◆ Dataset entries ◆
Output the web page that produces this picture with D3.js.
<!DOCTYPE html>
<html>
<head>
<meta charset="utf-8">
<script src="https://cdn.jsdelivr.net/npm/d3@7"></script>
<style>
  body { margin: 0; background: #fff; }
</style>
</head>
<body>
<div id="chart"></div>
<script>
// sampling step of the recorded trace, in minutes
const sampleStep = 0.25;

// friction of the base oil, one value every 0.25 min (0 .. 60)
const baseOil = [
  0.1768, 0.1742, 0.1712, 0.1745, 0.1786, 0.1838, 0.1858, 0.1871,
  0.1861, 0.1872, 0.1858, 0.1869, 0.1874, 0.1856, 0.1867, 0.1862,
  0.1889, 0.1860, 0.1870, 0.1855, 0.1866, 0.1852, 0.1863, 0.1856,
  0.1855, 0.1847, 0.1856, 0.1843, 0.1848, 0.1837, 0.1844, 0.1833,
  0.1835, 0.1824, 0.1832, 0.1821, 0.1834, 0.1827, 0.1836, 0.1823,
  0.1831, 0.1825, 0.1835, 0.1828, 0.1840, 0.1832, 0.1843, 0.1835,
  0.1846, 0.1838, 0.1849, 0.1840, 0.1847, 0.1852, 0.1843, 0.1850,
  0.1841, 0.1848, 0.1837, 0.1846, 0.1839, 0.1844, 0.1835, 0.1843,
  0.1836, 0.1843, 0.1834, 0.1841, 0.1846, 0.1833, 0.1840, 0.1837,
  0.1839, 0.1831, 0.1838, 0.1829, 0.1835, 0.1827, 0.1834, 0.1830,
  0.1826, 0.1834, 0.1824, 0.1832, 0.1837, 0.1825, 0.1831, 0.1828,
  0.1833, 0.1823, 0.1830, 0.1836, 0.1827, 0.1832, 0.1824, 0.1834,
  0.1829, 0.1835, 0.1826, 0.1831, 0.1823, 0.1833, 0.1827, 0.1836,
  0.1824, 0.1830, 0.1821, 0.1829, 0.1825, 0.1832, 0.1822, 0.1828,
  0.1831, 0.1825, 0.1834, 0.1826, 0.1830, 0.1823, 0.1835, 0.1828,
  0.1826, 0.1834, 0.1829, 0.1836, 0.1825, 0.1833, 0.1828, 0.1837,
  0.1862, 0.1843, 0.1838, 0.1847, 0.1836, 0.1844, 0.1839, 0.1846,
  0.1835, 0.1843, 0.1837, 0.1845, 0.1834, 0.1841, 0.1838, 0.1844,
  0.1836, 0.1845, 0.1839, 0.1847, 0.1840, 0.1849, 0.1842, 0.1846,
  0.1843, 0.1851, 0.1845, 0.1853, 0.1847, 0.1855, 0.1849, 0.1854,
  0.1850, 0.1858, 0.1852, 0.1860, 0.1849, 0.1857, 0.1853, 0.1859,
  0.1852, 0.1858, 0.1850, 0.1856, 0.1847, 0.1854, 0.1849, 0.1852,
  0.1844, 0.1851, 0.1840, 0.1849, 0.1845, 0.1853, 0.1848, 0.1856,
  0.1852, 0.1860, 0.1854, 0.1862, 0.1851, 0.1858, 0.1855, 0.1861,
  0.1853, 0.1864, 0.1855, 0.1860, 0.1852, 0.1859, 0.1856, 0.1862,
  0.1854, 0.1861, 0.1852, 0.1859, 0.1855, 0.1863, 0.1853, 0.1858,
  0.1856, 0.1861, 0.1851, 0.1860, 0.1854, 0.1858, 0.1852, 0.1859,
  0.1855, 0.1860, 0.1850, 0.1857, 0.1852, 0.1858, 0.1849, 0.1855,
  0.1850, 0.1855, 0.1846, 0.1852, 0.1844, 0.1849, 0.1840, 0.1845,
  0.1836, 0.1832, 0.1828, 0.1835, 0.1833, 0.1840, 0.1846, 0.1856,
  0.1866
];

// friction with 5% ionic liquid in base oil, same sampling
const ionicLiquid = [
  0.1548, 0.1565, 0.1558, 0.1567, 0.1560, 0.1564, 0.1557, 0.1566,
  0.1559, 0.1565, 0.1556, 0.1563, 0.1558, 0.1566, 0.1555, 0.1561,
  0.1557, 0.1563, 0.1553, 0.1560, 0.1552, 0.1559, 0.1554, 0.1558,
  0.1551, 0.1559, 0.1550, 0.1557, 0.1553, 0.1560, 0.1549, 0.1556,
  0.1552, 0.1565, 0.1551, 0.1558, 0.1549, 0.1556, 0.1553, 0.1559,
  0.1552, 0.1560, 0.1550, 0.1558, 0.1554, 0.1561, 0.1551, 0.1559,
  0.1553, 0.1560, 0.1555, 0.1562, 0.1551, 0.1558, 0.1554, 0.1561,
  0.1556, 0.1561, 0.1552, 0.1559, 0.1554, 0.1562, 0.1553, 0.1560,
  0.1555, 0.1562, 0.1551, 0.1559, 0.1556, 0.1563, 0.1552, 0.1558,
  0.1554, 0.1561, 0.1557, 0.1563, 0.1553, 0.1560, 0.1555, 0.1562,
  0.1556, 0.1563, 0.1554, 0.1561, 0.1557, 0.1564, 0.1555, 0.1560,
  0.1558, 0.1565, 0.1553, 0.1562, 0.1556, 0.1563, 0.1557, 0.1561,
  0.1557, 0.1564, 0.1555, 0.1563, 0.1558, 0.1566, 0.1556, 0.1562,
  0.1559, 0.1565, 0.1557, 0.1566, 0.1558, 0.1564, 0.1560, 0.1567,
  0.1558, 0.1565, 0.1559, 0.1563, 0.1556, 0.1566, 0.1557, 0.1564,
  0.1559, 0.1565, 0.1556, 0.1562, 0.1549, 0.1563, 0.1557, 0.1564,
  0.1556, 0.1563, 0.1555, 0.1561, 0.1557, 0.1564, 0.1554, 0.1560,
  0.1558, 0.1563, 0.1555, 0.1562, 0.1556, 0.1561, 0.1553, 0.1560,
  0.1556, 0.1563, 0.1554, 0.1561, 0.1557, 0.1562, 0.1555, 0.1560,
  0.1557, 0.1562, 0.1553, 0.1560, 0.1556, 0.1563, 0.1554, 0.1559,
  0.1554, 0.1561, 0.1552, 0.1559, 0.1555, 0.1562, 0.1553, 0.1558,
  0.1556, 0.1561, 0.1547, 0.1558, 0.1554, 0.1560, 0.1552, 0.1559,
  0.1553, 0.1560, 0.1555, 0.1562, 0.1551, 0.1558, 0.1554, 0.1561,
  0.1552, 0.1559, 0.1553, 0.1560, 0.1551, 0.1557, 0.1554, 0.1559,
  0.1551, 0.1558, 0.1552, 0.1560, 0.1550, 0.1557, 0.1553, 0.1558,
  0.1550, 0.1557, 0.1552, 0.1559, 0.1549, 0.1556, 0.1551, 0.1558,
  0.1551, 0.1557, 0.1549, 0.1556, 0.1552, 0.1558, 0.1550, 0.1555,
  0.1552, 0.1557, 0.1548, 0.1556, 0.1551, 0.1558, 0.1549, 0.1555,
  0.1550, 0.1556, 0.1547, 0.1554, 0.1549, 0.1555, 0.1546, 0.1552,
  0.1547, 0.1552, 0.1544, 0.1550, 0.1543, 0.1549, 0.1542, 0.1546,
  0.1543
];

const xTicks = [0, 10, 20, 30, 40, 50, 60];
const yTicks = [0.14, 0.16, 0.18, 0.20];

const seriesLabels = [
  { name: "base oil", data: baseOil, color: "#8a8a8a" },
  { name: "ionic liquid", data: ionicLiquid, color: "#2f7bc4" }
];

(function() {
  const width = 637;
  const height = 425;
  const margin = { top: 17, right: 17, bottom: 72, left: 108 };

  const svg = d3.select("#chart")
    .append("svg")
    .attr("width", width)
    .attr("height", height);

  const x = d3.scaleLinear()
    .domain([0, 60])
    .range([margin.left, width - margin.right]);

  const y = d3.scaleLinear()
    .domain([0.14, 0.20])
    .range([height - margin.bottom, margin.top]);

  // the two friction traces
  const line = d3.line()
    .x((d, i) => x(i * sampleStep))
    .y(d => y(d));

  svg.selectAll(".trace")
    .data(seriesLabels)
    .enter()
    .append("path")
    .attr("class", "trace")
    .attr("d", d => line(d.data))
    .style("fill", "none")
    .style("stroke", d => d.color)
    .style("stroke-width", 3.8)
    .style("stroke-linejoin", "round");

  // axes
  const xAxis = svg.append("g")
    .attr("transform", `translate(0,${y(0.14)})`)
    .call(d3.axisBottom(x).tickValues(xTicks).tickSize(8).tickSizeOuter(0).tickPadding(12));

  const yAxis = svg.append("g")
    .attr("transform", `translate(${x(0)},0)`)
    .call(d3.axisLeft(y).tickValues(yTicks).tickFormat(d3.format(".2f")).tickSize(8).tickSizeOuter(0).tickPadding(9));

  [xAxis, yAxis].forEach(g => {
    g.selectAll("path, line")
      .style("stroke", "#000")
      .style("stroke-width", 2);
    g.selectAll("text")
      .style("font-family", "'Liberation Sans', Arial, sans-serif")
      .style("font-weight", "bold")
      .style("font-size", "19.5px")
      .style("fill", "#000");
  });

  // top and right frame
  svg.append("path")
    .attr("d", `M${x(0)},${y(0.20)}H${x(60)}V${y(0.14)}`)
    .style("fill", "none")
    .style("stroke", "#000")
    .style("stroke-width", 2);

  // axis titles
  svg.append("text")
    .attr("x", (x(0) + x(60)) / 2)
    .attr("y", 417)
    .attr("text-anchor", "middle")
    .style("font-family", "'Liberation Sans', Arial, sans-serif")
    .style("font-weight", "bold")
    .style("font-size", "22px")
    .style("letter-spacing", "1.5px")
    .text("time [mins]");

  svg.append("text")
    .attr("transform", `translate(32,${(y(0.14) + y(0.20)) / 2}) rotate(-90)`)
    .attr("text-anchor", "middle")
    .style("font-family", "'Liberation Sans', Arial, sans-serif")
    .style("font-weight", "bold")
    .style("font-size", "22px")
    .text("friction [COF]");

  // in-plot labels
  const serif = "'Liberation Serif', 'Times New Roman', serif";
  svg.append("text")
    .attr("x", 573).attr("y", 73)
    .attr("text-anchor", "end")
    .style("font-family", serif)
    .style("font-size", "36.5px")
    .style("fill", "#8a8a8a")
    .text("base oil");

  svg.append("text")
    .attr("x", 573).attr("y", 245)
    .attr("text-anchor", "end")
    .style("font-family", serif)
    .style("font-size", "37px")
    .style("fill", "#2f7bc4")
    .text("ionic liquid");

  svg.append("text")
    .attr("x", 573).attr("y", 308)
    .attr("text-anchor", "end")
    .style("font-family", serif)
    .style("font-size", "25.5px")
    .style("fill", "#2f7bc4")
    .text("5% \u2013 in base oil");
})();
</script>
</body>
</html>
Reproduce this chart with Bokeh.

◆ Your task ◆
Look through the entries above and list every line containing "chart".

◆ Task output ◆
<div id="chart"></div>
  const svg = d3.select("#chart")
Reproduce this chart with Bokeh.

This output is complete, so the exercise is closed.